Nobody will dispute that the Suns will be in the lottery for the 2017 NBA draft, but there are a lot of encouraging signs coming from the team early in the 2016-17 season. One of the most encouraging is how well 23 year-old small forward T.J. Warren has been playing so far. Through 11 games Warren is averaging career-highs in almost every statistical category, including his scoring (20 points per game), rebounding (5 rebounds per game), and steals (2.1 steals per game). He’s also averaging a career-high 35.7 minutes per game in his first season as a starter. While his season is coming as a surprise to most, to anybody who’s been following Phoenix the past couple years this shouldn’t come as a shock. Devin Booker has garnered most of the attention coming into the year following an impressive rookie campaign where he was on the NBA’s All-Rookie First Team after averaging 13.8 points, 2.5 rebounds, 2.6 assists, and .6 steals per game. And while Booker has completely overshadowed Warren in the media, their numbers through the first 11 games of the year aren’t much different. Booker is just edging Warren in points by .2, averaging 20.2 per game to lead the Suns in scoring and is averaging only a percentage point more steals per game and only 3 rebounds – in contrast to Warren’s 5. Warren seemed to just be finding his stride last January when a foot injury cost him the rest of the season and has picked up where he left off and then some. Currently the Suns are one of only four teams to have three players averaging at least 18 points per game, with Eric Bledsoe averaging 18.4 per contest to join Warren and Booker at that level of scoring. Two of the other three teams with three players averaging at least 18 points per played each other in the Finals last year, so it’s safe to say the Suns are in good company.

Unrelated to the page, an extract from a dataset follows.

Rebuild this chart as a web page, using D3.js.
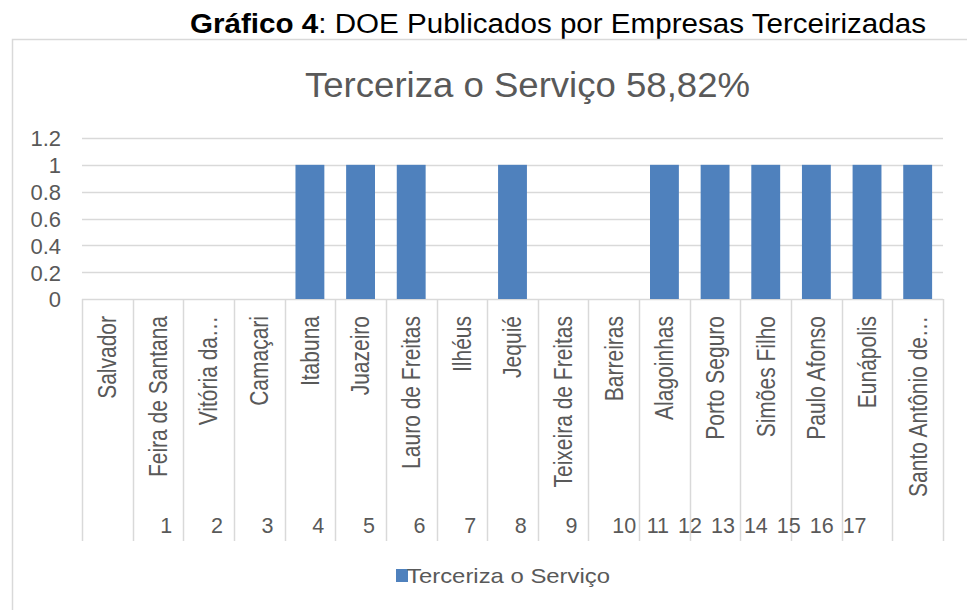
<!DOCTYPE html>
<html>
<head>
<meta charset="utf-8">
<script src="https://cdn.jsdelivr.net/npm/d3@7"></script>
<style>
  body { margin: 0; background: #fff; }
  text { font-family: "Liberation Sans", Arial, sans-serif; }
</style>
</head>
<body>
<div id="chart-area"></div>
<script>
// data
var cities = ["Salvador", "Feira de Santana", "Vitória da…", "Camaçari", "Itabuna",
  "Juazeiro", "Lauro de Freitas", "Ilhéus", "Jequié", "Teixeira de Freitas",
  "Barreiras", "Alagoinhas", "Porto Seguro", "Simões Filho", "Paulo Afonso",
  "Eunápolis", "Santo Antônio de…"];
var terceiriza = [0, 0, 0, 0, 1, 1, 1, 0, 1, 0, 0, 1, 1, 1, 1, 1, 1];
var outerLabels = ["1", "2", "3", "4", "5", "6", "7", "8", "9", "10",
  "11", "12", "13", "14", "15", "16", "17"];
var yTicks = [0, 0.2, 0.4, 0.6, 0.8, 1, 1.2];
var seriesName = "Terceriza o Serviço";
var chartTitle = "Terceriza o Serviço 58,82%";

var W = 967, H = 610;
var plot = { left: 82, right: 943, top: 138, bottom: 299 };
var gray = "#595959", lineGray = "#d9d9d9", blue = "#4f81bd";

var svg = d3.select("#chart-area")
  .append("svg")
    .attr("width", W)
    .attr("height", H);

// heading above the chart
var heading = svg.append("text")
  .attr("x", 190)
  .attr("y", 33)
  .attr("font-size", "27px")
  .attr("fill", "#000")
  .attr("textLength", 736)
  .attr("lengthAdjust", "spacingAndGlyphs");
heading.append("tspan").attr("font-weight", "bold").text("Gráfico 4");
heading.append("tspan").text(": DOE Publicados por Empresas Terceirizadas");

// chart frame
svg.append("rect")
  .attr("x", 12.5)
  .attr("y", 39.5)
  .attr("width", W)
  .attr("height", H)
  .attr("fill", "none")
  .attr("stroke", lineGray)
  .attr("stroke-width", 1.5);

svg.append("text")
  .attr("x", 305)
  .attr("y", 97)
  .attr("font-size", "35px")
  .attr("fill", gray)
  .attr("textLength", 445)
  .attr("lengthAdjust", "spacingAndGlyphs")
  .text(chartTitle);

// scales
var cell = d3.scaleBand()
  .domain(cities)
  .range([plot.left, plot.right]);
var x = d3.scaleBand()
  .domain(cities)
  .range([plot.left, plot.right])
  .paddingInner(0.43)
  .paddingOuter(0.215);
var y = d3.scaleLinear()
  .domain([0, 1.2])
  .range([plot.bottom, plot.top]);

// gridlines
svg.append("g")
  .selectAll("line")
  .data(yTicks)
  .enter().append("line")
    .attr("x1", plot.left)
    .attr("x2", plot.right)
    .attr("y1", function(d) { return Math.round(y(d)) + 0.5; })
    .attr("y2", function(d) { return Math.round(y(d)) + 0.5; })
    .attr("stroke", lineGray)
    .attr("stroke-width", 1.5);

// y axis labels
var yAxisCall = d3.axisLeft(y)
  .tickValues(yTicks)
  .tickSize(0)
  .tickPadding(0)
  .tickFormat(function(d) { return String(d); });
var yAxis = svg.append("g")
  .attr("transform", "translate(61,0)")
  .call(yAxisCall);
yAxis.select(".domain").remove();
yAxis.selectAll("text")
  .attr("font-size", "22px")
  .attr("font-family", "Liberation Sans, Arial, sans-serif")
  .attr("fill", gray)
  .attr("dy", "0.36em");

// bars
svg.append("g")
  .selectAll("rect")
  .data(terceiriza)
  .enter().append("rect")
    .attr("x", function(d, i) { return x(cities[i]); })
    .attr("width", x.bandwidth())
    .attr("y", function(d) { return y(d); })
    .attr("height", function(d) { return y(0) - y(d); })
    .attr("fill", blue);

// category separators (two-level axis)
var bounds = cities.map(function(c) { return cell(c); }).concat([plot.right]);
svg.append("g")
  .selectAll("line")
  .data(bounds)
  .enter().append("line")
    .attr("x1", function(d) { return Math.round(d) + 0.5; })
    .attr("x2", function(d) { return Math.round(d) + 0.5; })
    .attr("y1", plot.bottom)
    .attr("y2", 541)
    .attr("stroke", lineGray)
    .attr("stroke-width", 1.5);

// rotated city labels (glyphs a bit wider on screen, like the original)
svg.append("g")
  .selectAll("text")
  .data(cities)
  .enter().append("text")
    .attr("transform", function(d) {
      return "translate(" + (cell(d) + cell.bandwidth() / 2) + ",316) rotate(-90) scale(1,1.2)";
    })
    .attr("text-anchor", "end")
    .attr("dy", "0.35em")
    .attr("font-size", "21px")
    .attr("fill", gray)
    .text(function(d) { return d; });

// outer level numbers: 1-9 sit at the right of the next cell, 10-17 are squeezed
var step = cell.step();
var outerX = d3.scaleLinear()
  .domain([1, 9, 10, 17])
  .range([cell(cities[1]) + step - 11, cell(cities[9]) + step - 11,
          cell(cities[10]) + step - 3, cell(cities[10]) + step - 3 + 7 * step * 0.65]);
svg.append("g")
  .selectAll("text")
  .data(outerLabels)
  .enter().append("text")
    .attr("x", function(d) { return outerX(+d); })
    .attr("y", 533)
    .attr("text-anchor", "end")
    .attr("font-size", "21.5px")
    .attr("fill", gray)
    .text(function(d) { return d; });

// legend
var legend = svg.append("g");
legend.append("rect")
  .attr("x", 396)
  .attr("y", 569)
  .attr("width", 12)
  .attr("height", 13)
  .attr("fill", blue);
legend.append("text")
  .attr("x", 407)
  .attr("y", 583)
  .attr("font-size", "21px")
  .attr("fill", gray)
  .attr("textLength", 203)
  .attr("lengthAdjust", "spacingAndGlyphs")
  .text(seriesName);
</script>
</body>
</html>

Phoenix’s 3-8 record may not impress, but the play of this young crop of guys they’ve got together there seems like a sign of good things to come. It’s worth noting that Brandon Knight isn’t exactly thriving in that sixth man role the Suns have him in this year – averaging just a hair over 11 points per game, 2.7 rebounds per game, and 3.1 assists per game while shooting an abysmal 24% from beyond the arc and just 34% in general. The additions of former run-and-gun Suns Jared Dudley and Leandro Barbosa may have been blips on the radar of this past summer’s free agency, but the veteran presence these two bring to the table will be important in molding a young rosters into professionals. Rookie Marquese Chriss brings a lot of energy with him when he’s on the court, even if he’s only getting about 14 and a half minutes per game. His highlight reel dunks are becoming routine and he’s already earned himself 4 starts early in the year with more surely to come. Alex Len and Tyson Chandler are combining for about 20 rebounds per game, the kind of inside presence Phoenix hasn’t had since the days of Amar’e Stoudemire and Shawn Marion. Earl Watson has done a great job coaching these guys and deserves credit as well for a lot of these promising signs (including Steve Kerr saying they’re “a team that’s going to be interesting to watch over the next couple years.”). Watson’s confidence in the team showed in his comments after their loss to Golden State Nov. 13th, “Kevin Durant, Steph Curry, Klay Thompson, five years from now, you’re going to say Eric Bledsoe, T.J. Warren, Devin Booker.” That may be a bold prediction, but it isn’t quite far-fetched based on their play early on this season.
A top candidate for Most Improved Player in T.J. Warren, a strong start to Booker’s sophomore season, Bledsoe’s consistent play, and a head coach who’s over the moon about his guys – yeah, things are starting to look up for the Phoenix Suns.